But in business, you need to charge an honest / fair amount. (sure, sometimes that 1 hour bug fix had $100K of 'value', but we could argue about honest / fair).

You mention being an employee at $100K a year. Double that, gives you a contractor rate of $100 an hour. That is the floor of what you should be asking floor; as in the absolute lowest. Another $50 or $100 an hour is still fair and honest in todays economy.

manmal
·
10 months ago
·
[ - ]

> not that that salary is on the table any longer

Is the job market so bad right now? I‘m in a privileged position (and not in the US), so have no clue of the state of things.

brailsafe
·
10 months ago
·
[ - ]

I'm in Canada, but yes it's that bad.

ASalazarMX
·
10 months ago
·
[ - ]

Fortunately it's a temporal state, otherwise there's risk of entering the Dunning-Kruger effect.

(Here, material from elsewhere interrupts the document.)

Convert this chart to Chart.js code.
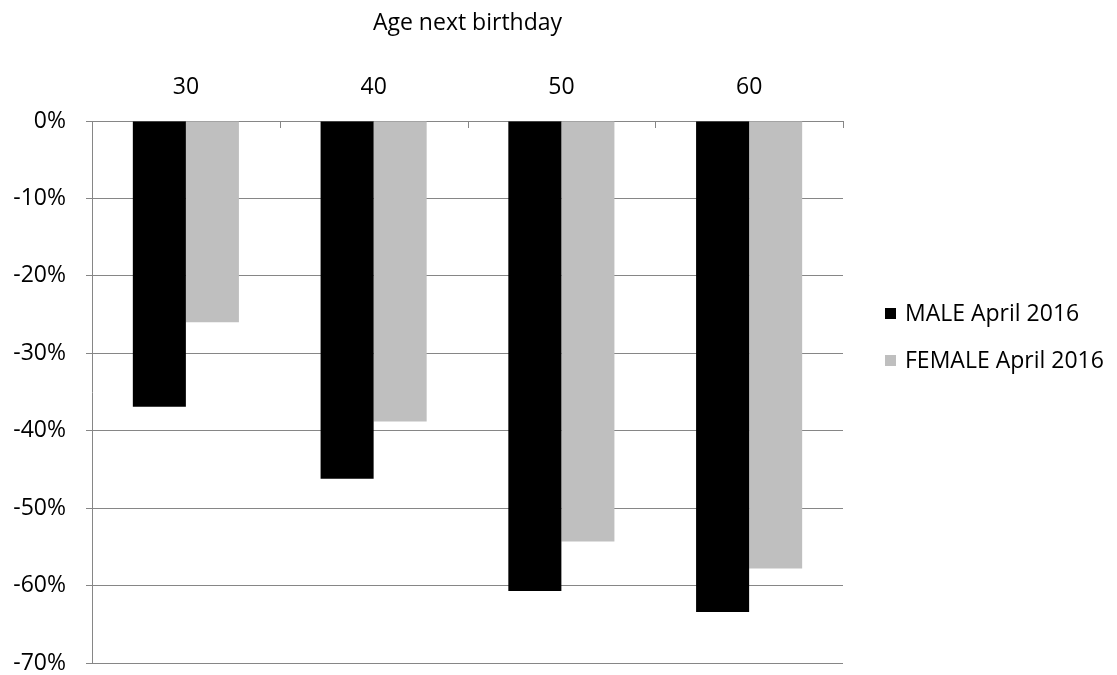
<!DOCTYPE html>
<html>
<head>
<meta charset="utf-8">
<script src="https://cdn.jsdelivr.net/npm/chart.js@4/dist/chart.umd.min.js"></script>
<style>
html,body{margin:0;padding:0;background:#fff;}
#wrap{width:1117px;height:675px;position:relative;}
</style>
</head>
<body>
<div id="wrap"><canvas id="c" width="1117" height="675"></canvas></div>
<script>
const categories = ["30", "40", "50", "60"];
const maleValues = [-36.9, -46.2, -60.7, -63.4];
const femaleValues = [-26.0, -38.8, -54.3, -57.8];
const seriesLabels = ["MALE April 2016", "FEMALE April 2016"];
const seriesColors = ["#000000", "#bfbfbf"];
const axisTitle = "Age next birthday";
const yMin = -70, yMax = 0, yStep = 10;

const FONT = "'Open Sans', sans-serif";
const FSIZE = 23;
const gridColor = "#868686";

const innerTicks = {
  id: 'innerTicks',
  afterDatasetsDraw(chart) {
    const ctx = chart.ctx, xs = chart.scales.x, area = chart.chartArea;
    const n = categories.length;
    const w = (area.right - area.left) / n;
    ctx.save();
    ctx.strokeStyle = gridColor;
    ctx.lineWidth = 1;
    for (let i = 0; i < n; i++) {
      const x = Math.round(xs.getPixelForValue(i) + w / 2) + 0.5;
      ctx.beginPath();
      ctx.moveTo(x, area.top);
      ctx.lineTo(x, area.top + 7);
      ctx.stroke();
    }
    ctx.restore();
  }
};

const customLegend = {
  id: 'customLegend',
  afterDraw(chart) {
    const ctx = chart.ctx;
    ctx.save();
    ctx.font = FSIZE + "px " + FONT;
    ctx.textBaseline = 'middle';
    chart.data.datasets.forEach((ds, i) => {
      const y = 314 + i * 47;
      ctx.fillStyle = ds.backgroundColor;
      ctx.fillRect(885, y - 6, 11, 11);
      ctx.fillStyle = '#000';
      ctx.fillText(ds.label, 905, y);
    });
    ctx.restore();
  }
};

new Chart(document.getElementById('c'), {
  type: 'bar',
  data: {
    labels: categories,
    datasets: [
      { label: seriesLabels[0], data: maleValues, backgroundColor: seriesColors[0], borderWidth: 0 },
      { label: seriesLabels[1], data: femaleValues, backgroundColor: seriesColors[1], borderWidth: 0 }
    ]
  },
  options: {
    responsive: false,
    animation: false,
    devicePixelRatio: 1,
    layout: { padding: { left: 0, right: 274, top: 0, bottom: 12 } },
    datasets: { bar: { categoryPercentage: 0.565, barPercentage: 1.0 } },
    plugins: {
      legend: { display: false },
      tooltip: { enabled: false },
      title: { display: false }
    },
    scales: {
      x: {
        position: 'top',
        grid: { display: false, drawOnChartArea: false },
        border: { display: true, color: gridColor, width: 1 },
        ticks: { color: '#000', font: { family: FONT, size: FSIZE }, padding: 12 },
        title: { display: true, text: axisTitle, color: '#000', font: { family: FONT, size: FSIZE }, padding: { top: 10, bottom: 8 } },
        afterFit(scale) { scale.height = 121; scale.paddingLeft = 0; scale.paddingRight = 0; }
      },
      y: {
        min: yMin, max: yMax,
        ticks: { stepSize: yStep, color: '#000', font: { family: FONT, size: FSIZE }, padding: 20,
          callback: v => v + '%' },
        grid: { color: gridColor, lineWidth: 1, drawTicks: true, tickLength: 6, tickColor: gridColor },
        border: { display: true, color: gridColor, width: 1 },
        afterFit(scale) { scale.width = 92; scale.paddingTop = 0; scale.paddingBottom = 0; }
      }
    }
  },
  plugins: [innerTicks, customLegend]
});
</script>
</body>
</html>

"You did awesome, but don't let it go to your head."

dylan604
·
10 months ago
·
[ - ]

F-that! That's one of those times where I re-enact the scene from the Bond Golden Eye film where the guy jumps up extending both arms yelling "Yes! I am invincible!" Of course I totally expect the hubris to be short lived, just maybe not with liquid nitrogen

https://www.youtube.com/watch?v=fXW02XmBGQw

squigz
·
10 months ago
·
[ - ]

I alternate between "I am the best programmer to ever exist" and "I am completely incompetent at this and I should quit" while debugging.

dylan604
·
10 months ago
·
[ - ]

I've been known to inform people that the person that wrote the incredibly horrendous code that caused whatever problems to occur should be fired immediately knowing good and well that I was the only dev to write any of the code.

dmd
·
10 months ago
·
[ - ]

me, yesterday: What absolute piece of shit asshole wrote this shell script? my wife: Was it you? me: Well obviously

dctoedt
·
10 months ago
·
[ - ]

> my wife: Was it you? me: Well obviously

"Research shows" (I read long ago) that the happiest men are those take their wives' advice — that's certainly been true for my own N=1, for coming up on four decades now. I'd imagine we could replace "wives" with "spouses" and get comparable results.

Angostura
·
10 months ago
·
[ - ]

> I'd imagine we could replace "wives" with "spouses" and get comparable results.

Haven’t you just risked an infinite loop in your code?

dctoedt
·
10 months ago
·
[ - ]

Hah! I was referring to some men having husbands these days, but I take your point!

Aerbil313
·
10 months ago
·
[ - ]

I prefer "Why did I need to see this subtlest detail to resolve the bug, modern software sucks" and "Why do we not have better tools that would have prevented me from writing this bug in the first place, modern software sucks".

saagarjha
·
10 months ago
·
[ - ]

https://i.kym-cdn.com/photos/images/original/001/275/257/dbc...

9659
·
10 months ago
·
[ - ]

If you are honest, it may not even alternate. Both feelings can exist at the same time.

justinclift
·
10 months ago
·
[ - ]

There's an opposite to imposter syndrome?

·
10 months ago
·
[ - ]

Jcowell
·
10 months ago
·
[ - ]

Yes the kids these days call it being “Him” (or whatever third person singular pronoun you may refer to)

sn9
·
10 months ago
·
[ - ]

The term that came to mind was being "cracked".

justinclift
·
10 months ago
·
[ - ]

Not sure how being crazy is supposed to be the opposite of imposter syndrome?

sn9
·
10 months ago
·
[ - ]

https://www.urbandictionary.com/define.php?term=Cracked

aodonnell2536
·
10 months ago
·
[ - ]

Not really a new phenomenon, though. People have been been calling others “The Man” for ages

drewg123
·
10 months ago
·
[ - ]

If modulus is expensive, and he's checking a power-of-2, why not just use a bitwise AND.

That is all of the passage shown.